Learning Lab (LL) is a research methodology developed in 2011 by Aydin Bal  that provides research-based guidelines for local stakeholders to develop productive family-school-community partnerships and design behavioral support systems that are culturally responsive to diverse needs, strengths, practices, and goals of all stakeholders within a local school community. The Learning Lab builds organizational capacity in schools and school districts by forming an inclusive problem solving team of multiple local stakeholders (teachers, education leaders, families, students, and local community representatives). In Learning Labs, local stakeholders, specifically those who are historically marginalized from schools’ decision-making activities, collectively examine disparities in behavioral outcomes in their local schools and develop solutions through systemic transformation.
 
The Learning Lab methodology was adapted from the change laboratory methodology and is grounded in Cultural Historical Activity Theory.
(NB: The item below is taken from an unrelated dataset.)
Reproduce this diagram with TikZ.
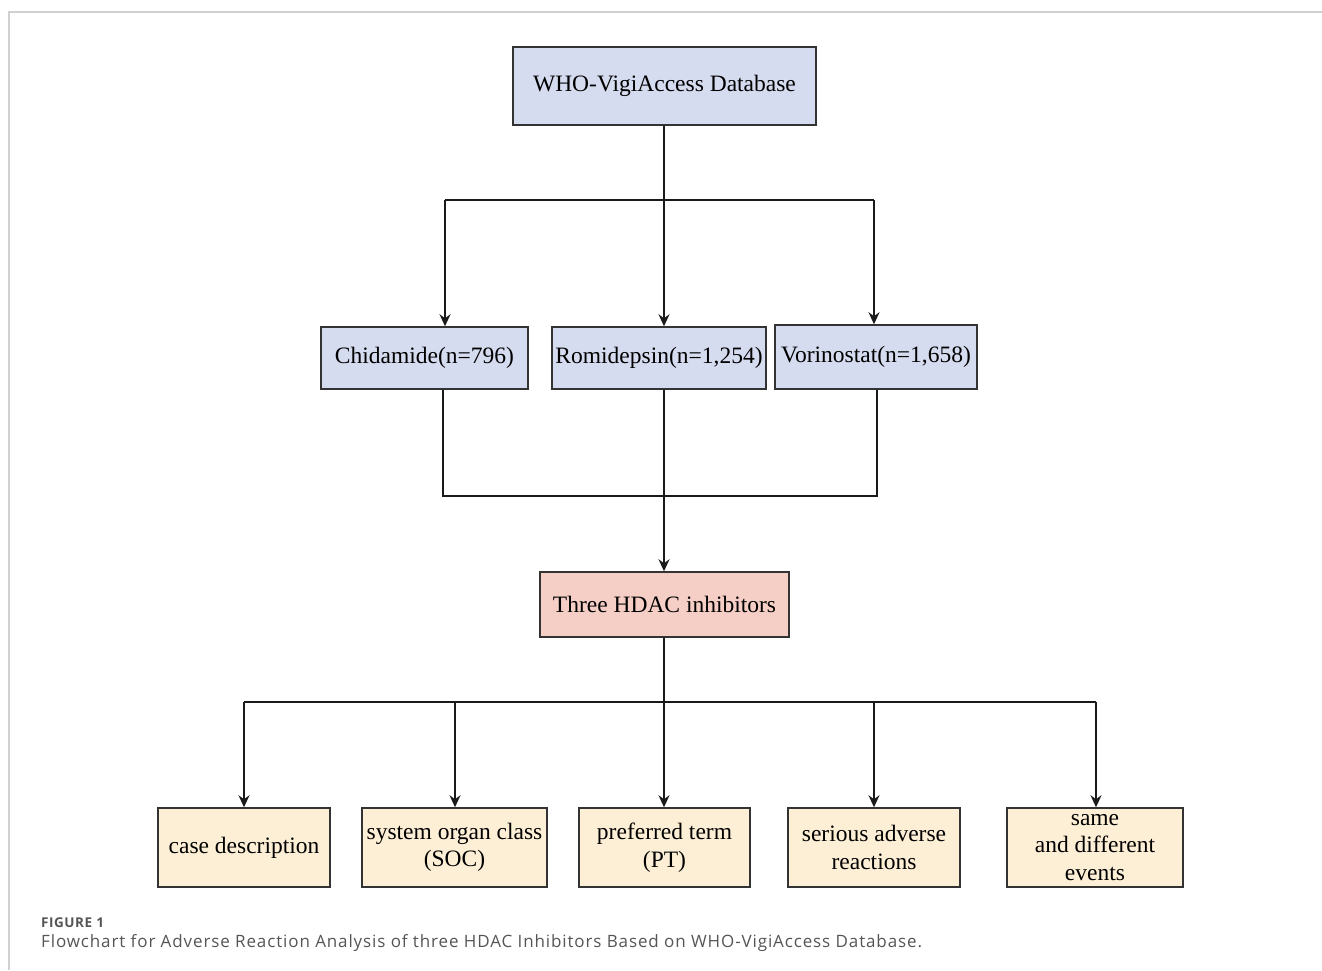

The moral purpose of the Learning Lab is participatory social justice.  Participatory social justice is about non-dominant communities’ equal participation and influence on decision-making activities. The goal of the Learning Lab methodology is to facilitate collective agency among local stakeholders who develop locally meaningful, socially just, and sustainable systemic solutions to educational equity issues such as racial disproportionality in exclusionary and punitive school disciplinary actions (e.g., detention, suspension, and expulsion).

In the Culturally Responsive Positive Behavioral Intervention and Supports Project, the Learning Lab has been implemented at urban pre K-12 schools in the United States. The Learning Lab was found to successfully facilitate and sustain authentic partnerships among local stakeholders that renovated their schoolwide behavioral support systems to be positive, inclusive and culturally responsive.